**SET PROBLEM**
Shown below is a listing with pictures; reproduce exactly, and only, the lines between the ones containing "Reproduce this chart with matplotlib." and "import numpy as np", inclusive, leaving the pictures out.

(Charts and diagrams as code)
##############################

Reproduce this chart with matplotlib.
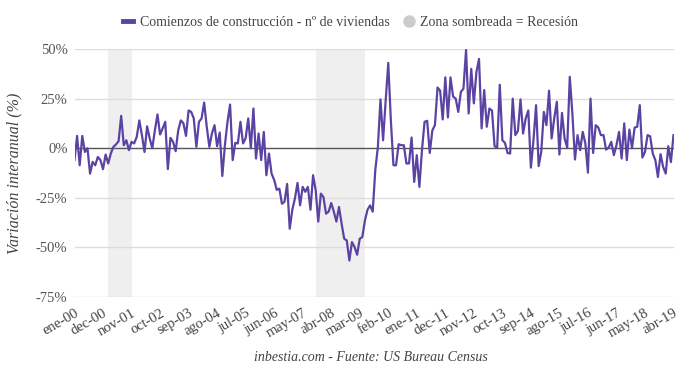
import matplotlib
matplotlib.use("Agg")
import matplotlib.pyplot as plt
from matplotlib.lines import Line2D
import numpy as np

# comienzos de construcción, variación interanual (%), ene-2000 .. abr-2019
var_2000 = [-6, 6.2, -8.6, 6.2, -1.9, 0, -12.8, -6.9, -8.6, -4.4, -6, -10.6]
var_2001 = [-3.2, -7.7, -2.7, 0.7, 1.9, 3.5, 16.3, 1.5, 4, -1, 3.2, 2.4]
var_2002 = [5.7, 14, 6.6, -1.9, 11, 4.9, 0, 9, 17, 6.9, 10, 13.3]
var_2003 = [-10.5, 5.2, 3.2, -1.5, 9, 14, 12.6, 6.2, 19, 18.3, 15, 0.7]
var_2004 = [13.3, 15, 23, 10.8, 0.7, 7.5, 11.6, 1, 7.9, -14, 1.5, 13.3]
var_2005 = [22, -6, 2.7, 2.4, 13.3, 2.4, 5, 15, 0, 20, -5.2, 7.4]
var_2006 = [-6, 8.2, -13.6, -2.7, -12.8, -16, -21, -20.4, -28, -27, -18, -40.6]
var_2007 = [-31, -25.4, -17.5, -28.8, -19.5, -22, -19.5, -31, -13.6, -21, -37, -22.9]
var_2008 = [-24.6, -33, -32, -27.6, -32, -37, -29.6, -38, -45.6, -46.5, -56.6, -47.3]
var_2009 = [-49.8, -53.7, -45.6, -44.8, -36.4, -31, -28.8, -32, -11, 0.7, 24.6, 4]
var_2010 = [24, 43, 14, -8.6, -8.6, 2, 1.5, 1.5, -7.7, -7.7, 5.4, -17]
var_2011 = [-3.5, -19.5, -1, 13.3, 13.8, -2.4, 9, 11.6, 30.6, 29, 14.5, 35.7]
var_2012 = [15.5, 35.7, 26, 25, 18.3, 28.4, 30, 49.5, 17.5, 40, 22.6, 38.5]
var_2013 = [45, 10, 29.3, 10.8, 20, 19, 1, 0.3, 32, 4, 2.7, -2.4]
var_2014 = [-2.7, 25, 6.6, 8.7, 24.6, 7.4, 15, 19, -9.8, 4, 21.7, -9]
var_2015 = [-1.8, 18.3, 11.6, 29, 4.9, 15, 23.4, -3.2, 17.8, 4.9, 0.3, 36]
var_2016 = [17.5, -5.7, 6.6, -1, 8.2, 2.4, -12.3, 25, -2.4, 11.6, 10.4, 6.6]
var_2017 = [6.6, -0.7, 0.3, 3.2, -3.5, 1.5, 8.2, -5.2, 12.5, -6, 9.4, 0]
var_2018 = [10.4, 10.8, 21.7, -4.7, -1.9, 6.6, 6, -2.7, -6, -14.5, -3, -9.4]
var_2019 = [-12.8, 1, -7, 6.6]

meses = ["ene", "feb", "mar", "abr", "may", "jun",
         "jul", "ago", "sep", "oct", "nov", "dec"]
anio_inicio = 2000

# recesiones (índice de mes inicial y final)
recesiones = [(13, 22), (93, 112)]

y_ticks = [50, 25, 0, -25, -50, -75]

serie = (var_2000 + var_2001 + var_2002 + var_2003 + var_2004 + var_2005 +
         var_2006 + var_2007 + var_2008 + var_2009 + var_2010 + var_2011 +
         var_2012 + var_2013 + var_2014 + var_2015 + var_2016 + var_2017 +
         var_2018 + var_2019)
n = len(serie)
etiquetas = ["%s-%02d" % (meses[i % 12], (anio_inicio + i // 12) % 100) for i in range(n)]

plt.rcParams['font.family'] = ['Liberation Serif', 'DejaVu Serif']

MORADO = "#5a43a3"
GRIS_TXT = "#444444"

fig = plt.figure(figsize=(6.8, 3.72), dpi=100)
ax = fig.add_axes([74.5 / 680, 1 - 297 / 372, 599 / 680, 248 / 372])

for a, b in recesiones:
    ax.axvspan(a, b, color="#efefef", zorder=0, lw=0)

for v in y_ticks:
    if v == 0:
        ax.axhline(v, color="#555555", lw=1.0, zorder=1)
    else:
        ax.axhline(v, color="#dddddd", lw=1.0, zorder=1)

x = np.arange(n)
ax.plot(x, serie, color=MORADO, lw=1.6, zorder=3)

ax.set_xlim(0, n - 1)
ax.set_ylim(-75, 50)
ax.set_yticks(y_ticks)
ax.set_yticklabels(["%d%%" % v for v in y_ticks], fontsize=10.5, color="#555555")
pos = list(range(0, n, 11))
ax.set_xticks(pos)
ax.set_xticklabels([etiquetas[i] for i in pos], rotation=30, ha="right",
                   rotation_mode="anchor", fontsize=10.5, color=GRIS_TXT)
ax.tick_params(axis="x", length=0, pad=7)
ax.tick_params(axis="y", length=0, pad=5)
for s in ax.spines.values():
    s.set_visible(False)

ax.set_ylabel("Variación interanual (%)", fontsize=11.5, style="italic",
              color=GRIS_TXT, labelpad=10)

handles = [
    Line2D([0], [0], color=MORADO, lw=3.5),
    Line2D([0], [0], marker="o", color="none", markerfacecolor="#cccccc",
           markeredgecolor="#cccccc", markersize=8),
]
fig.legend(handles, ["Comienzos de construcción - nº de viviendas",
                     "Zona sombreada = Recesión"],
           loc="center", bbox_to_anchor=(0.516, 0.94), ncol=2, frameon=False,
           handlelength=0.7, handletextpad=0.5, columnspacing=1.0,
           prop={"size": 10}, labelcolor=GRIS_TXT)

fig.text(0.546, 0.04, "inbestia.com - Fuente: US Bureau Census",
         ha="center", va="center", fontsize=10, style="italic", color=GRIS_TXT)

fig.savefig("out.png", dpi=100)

##############################

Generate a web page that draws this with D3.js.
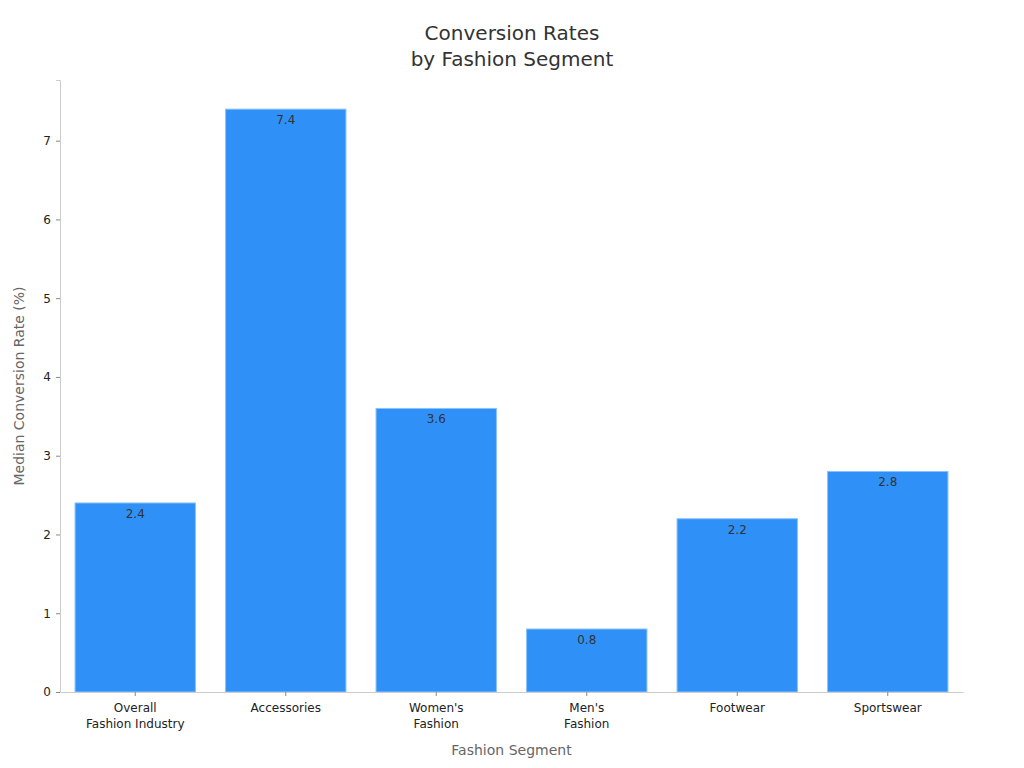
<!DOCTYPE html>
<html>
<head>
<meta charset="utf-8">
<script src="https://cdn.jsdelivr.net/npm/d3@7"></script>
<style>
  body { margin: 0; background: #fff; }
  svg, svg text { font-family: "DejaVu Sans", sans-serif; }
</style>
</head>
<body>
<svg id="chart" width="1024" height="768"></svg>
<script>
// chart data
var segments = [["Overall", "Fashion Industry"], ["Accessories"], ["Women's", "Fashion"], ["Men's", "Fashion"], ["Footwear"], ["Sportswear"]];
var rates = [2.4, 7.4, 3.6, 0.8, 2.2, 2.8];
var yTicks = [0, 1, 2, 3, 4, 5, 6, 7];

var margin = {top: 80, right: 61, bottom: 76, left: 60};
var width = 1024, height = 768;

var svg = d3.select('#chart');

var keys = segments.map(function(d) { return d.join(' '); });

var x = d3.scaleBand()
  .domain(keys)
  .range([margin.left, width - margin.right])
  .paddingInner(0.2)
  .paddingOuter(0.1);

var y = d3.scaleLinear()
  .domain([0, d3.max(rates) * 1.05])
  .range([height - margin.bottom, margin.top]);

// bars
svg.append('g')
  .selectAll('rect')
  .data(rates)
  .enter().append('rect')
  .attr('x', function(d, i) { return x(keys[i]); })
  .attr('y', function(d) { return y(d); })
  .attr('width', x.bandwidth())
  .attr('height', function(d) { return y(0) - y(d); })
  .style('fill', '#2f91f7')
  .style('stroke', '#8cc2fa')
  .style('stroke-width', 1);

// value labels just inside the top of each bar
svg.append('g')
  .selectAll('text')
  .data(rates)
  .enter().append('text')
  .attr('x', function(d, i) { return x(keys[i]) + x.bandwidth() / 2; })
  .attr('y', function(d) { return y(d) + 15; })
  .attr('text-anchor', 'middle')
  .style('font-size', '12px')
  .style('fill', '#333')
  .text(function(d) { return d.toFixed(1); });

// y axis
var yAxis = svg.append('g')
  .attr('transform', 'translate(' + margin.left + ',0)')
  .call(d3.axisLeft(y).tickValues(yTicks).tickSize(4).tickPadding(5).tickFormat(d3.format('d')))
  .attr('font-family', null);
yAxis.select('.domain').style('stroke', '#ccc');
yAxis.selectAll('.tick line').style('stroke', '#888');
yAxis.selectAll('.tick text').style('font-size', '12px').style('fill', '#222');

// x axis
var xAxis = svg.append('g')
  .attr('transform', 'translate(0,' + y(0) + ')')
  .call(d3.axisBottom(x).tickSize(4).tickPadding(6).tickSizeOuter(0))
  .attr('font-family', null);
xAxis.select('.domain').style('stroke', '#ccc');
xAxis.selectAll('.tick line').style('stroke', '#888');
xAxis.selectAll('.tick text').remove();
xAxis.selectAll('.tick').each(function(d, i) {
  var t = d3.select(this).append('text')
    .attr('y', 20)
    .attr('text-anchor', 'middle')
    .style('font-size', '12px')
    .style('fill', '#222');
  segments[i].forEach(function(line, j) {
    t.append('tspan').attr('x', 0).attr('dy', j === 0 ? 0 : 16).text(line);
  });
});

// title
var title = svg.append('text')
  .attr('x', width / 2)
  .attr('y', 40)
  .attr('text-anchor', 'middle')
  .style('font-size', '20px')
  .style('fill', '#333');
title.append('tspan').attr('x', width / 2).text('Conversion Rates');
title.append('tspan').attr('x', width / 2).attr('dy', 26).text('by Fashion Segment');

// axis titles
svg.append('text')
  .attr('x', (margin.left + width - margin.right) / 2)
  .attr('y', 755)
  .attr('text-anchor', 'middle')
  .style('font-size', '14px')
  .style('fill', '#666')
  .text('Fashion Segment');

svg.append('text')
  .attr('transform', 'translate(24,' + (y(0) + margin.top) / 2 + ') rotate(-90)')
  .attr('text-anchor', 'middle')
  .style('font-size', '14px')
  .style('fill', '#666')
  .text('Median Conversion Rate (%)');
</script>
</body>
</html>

##############################

**EXERCISE RESULT**
Reproduce this chart with matplotlib.
import matplotlib
matplotlib.use("Agg")
import matplotlib.pyplot as plt
from matplotlib.lines import Line2D
import numpy as np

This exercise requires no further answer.